Dataset records:
· · · · ·
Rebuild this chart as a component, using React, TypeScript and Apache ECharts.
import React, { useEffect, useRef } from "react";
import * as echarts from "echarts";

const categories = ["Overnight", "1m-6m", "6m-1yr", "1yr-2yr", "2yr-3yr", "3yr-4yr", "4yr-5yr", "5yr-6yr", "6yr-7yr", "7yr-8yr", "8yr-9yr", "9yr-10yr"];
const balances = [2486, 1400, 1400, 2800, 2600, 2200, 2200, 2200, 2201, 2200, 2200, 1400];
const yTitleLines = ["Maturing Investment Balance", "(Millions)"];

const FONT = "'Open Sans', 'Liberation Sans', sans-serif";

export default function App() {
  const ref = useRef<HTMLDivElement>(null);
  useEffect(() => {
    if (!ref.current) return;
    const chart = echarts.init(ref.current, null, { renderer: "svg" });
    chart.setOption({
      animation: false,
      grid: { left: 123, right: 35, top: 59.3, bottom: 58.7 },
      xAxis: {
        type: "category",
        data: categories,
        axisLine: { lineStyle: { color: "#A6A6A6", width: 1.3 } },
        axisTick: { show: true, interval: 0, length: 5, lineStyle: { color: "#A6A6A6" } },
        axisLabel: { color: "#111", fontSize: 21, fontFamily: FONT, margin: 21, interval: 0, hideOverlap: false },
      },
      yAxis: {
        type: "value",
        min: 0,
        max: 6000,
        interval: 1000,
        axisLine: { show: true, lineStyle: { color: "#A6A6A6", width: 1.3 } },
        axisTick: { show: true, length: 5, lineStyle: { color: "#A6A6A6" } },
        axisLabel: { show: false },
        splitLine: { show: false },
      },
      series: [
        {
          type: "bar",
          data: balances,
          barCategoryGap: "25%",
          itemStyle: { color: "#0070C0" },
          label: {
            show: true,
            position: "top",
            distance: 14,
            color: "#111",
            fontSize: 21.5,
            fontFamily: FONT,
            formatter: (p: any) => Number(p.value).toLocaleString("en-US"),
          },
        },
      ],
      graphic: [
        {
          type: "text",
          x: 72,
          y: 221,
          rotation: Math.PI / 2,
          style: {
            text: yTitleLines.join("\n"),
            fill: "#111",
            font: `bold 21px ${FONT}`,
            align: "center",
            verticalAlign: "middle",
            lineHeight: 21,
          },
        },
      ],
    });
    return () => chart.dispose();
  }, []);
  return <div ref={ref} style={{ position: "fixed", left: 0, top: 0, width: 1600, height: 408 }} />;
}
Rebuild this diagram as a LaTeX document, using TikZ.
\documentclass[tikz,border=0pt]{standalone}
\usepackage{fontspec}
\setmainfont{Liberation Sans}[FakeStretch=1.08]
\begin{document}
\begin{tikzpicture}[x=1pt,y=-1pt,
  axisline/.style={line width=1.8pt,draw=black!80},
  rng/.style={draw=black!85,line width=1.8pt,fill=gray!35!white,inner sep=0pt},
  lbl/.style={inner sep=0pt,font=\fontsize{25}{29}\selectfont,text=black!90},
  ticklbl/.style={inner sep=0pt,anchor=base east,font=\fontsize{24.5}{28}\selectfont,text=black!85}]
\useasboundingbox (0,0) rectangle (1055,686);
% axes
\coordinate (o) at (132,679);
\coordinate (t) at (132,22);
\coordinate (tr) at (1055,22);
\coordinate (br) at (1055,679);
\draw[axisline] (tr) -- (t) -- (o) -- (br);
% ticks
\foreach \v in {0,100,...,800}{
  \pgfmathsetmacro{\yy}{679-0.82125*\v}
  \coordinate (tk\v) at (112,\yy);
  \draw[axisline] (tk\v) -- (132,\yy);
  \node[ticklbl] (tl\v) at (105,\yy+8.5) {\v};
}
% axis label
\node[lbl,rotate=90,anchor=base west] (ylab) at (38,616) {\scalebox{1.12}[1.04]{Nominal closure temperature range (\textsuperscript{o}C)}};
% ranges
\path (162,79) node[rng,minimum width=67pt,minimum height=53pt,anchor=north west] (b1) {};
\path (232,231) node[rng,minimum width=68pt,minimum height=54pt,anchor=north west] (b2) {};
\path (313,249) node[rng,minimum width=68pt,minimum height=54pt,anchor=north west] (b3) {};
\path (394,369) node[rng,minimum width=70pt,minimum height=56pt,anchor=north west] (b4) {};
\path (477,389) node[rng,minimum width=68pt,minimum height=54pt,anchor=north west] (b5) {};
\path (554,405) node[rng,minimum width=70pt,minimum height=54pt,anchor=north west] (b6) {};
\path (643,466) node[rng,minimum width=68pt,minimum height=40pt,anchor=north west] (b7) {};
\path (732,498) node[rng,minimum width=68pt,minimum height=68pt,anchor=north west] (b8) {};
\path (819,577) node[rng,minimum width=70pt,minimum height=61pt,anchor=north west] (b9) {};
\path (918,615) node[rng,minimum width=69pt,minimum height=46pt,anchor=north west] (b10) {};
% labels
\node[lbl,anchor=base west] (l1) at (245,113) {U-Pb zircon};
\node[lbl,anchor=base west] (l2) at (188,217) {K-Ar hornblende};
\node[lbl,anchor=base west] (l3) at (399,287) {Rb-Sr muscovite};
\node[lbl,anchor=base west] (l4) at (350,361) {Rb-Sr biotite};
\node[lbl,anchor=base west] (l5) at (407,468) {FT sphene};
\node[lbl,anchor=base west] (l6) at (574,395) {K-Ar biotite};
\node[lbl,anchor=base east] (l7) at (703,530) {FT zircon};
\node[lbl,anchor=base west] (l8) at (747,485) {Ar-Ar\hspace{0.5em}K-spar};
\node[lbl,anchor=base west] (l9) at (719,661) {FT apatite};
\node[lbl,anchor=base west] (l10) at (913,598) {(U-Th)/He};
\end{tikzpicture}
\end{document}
· · · · ·
What to produce: Retype all of the entries precisely as they are.

Task response:
Rebuild this chart as a component, using React, TypeScript and Apache ECharts.
import React, { useEffect, useRef } from "react";
import * as echarts from "echarts";

const categories = ["Overnight", "1m-6m", "6m-1yr", "1yr-2yr", "2yr-3yr", "3yr-4yr", "4yr-5yr", "5yr-6yr", "6yr-7yr", "7yr-8yr", "8yr-9yr", "9yr-10yr"];
const balances = [2486, 1400, 1400, 2800, 2600, 2200, 2200, 2200, 2201, 2200, 2200, 1400];
const yTitleLines = ["Maturing Investment Balance", "(Millions)"];

const FONT = "'Open Sans', 'Liberation Sans', sans-serif";

export default function App() {
  const ref = useRef<HTMLDivElement>(null);
  useEffect(() => {
    if (!ref.current) return;
    const chart = echarts.init(ref.current, null, { renderer: "svg" });
    chart.setOption({
      animation: false,
      grid: { left: 123, right: 35, top: 59.3, bottom: 58.7 },
      xAxis: {
        type: "category",
        data: categories,
        axisLine: { lineStyle: { color: "#A6A6A6", width: 1.3 } },
        axisTick: { show: true, interval: 0, length: 5, lineStyle: { color: "#A6A6A6" } },
        axisLabel: { color: "#111", fontSize: 21, fontFamily: FONT, margin: 21, interval: 0, hideOverlap: false },
      },
      yAxis: {
        type: "value",
        min: 0,
        max: 6000,
        interval: 1000,
        axisLine: { show: true, lineStyle: { color: "#A6A6A6", width: 1.3 } },
        axisTick: { show: true, length: 5, lineStyle: { color: "#A6A6A6" } },
        axisLabel: { show: false },
        splitLine: { show: false },
      },
      series: [
        {
          type: "bar",
          data: balances,
          barCategoryGap: "25%",
          itemStyle: { color: "#0070C0" },
          label: {
            show: true,
            position: "top",
            distance: 14,
            color: "#111",
            fontSize: 21.5,
            fontFamily: FONT,
            formatter: (p: any) => Number(p.value).toLocaleString("en-US"),
          },
        },
      ],
      graphic: [
        {
          type: "text",
          x: 72,
          y: 221,
          rotation: Math.PI / 2,
          style: {
            text: yTitleLines.join("\n"),
            fill: "#111",
            font: `bold 21px ${FONT}`,
            align: "center",
            verticalAlign: "middle",
            lineHeight: 21,
          },
        },
      ],
    });
    return () => chart.dispose();
  }, []);
  return <div ref={ref} style={{ position: "fixed", left: 0, top: 0, width: 1600, height: 408 }} />;
}
Rebuild this diagram as a LaTeX document, using TikZ.
\documentclass[tikz,border=0pt]{standalone}
\usepackage{fontspec}
\setmainfont{Liberation Sans}[FakeStretch=1.08]
\begin{document}
\begin{tikzpicture}[x=1pt,y=-1pt,
  axisline/.style={line width=1.8pt,draw=black!80},
  rng/.style={draw=black!85,line width=1.8pt,fill=gray!35!white,inner sep=0pt},
  lbl/.style={inner sep=0pt,font=\fontsize{25}{29}\selectfont,text=black!90},
  ticklbl/.style={inner sep=0pt,anchor=base east,font=\fontsize{24.5}{28}\selectfont,text=black!85}]
\useasboundingbox (0,0) rectangle (1055,686);
% axes
\coordinate (o) at (132,679);
\coordinate (t) at (132,22);
\coordinate (tr) at (1055,22);
\coordinate (br) at (1055,679);
\draw[axisline] (tr) -- (t) -- (o) -- (br);
% ticks
\foreach \v in {0,100,...,800}{
  \pgfmathsetmacro{\yy}{679-0.82125*\v}
  \coordinate (tk\v) at (112,\yy);
  \draw[axisline] (tk\v) -- (132,\yy);
  \node[ticklbl] (tl\v) at (105,\yy+8.5) {\v};
}
% axis label
\node[lbl,rotate=90,anchor=base west] (ylab) at (38,616) {\scalebox{1.12}[1.04]{Nominal closure temperature range (\textsuperscript{o}C)}};
% ranges
\path (162,79) node[rng,minimum width=67pt,minimum height=53pt,anchor=north west] (b1) {};
\path (232,231) node[rng,minimum width=68pt,minimum height=54pt,anchor=north west] (b2) {};
\path (313,249) node[rng,minimum width=68pt,minimum height=54pt,anchor=north west] (b3) {};
\path (394,369) node[rng,minimum width=70pt,minimum height=56pt,anchor=north west] (b4) {};
\path (477,389) node[rng,minimum width=68pt,minimum height=54pt,anchor=north west] (b5) {};
\path (554,405) node[rng,minimum width=70pt,minimum height=54pt,anchor=north west] (b6) {};
\path (643,466) node[rng,minimum width=68pt,minimum height=40pt,anchor=north west] (b7) {};
\path (732,498) node[rng,minimum width=68pt,minimum height=68pt,anchor=north west] (b8) {};
\path (819,577) node[rng,minimum width=70pt,minimum height=61pt,anchor=north west] (b9) {};
\path (918,615) node[rng,minimum width=69pt,minimum height=46pt,anchor=north west] (b10) {};
% labels
\node[lbl,anchor=base west] (l1) at (245,113) {U-Pb zircon};
\node[lbl,anchor=base west] (l2) at (188,217) {K-Ar hornblende};
\node[lbl,anchor=base west] (l3) at (399,287) {Rb-Sr muscovite};
\node[lbl,anchor=base west] (l4) at (350,361) {Rb-Sr biotite};
\node[lbl,anchor=base west] (l5) at (407,468) {FT sphene};
\node[lbl,anchor=base west] (l6) at (574,395) {K-Ar biotite};
\node[lbl,anchor=base east] (l7) at (703,530) {FT zircon};
\node[lbl,anchor=base west] (l8) at (747,485) {Ar-Ar\hspace{0.5em}K-spar};
\node[lbl,anchor=base west] (l9) at (719,661) {FT apatite};
\node[lbl,anchor=base west] (l10) at (913,598) {(U-Th)/He};
\end{tikzpicture}
\end{document}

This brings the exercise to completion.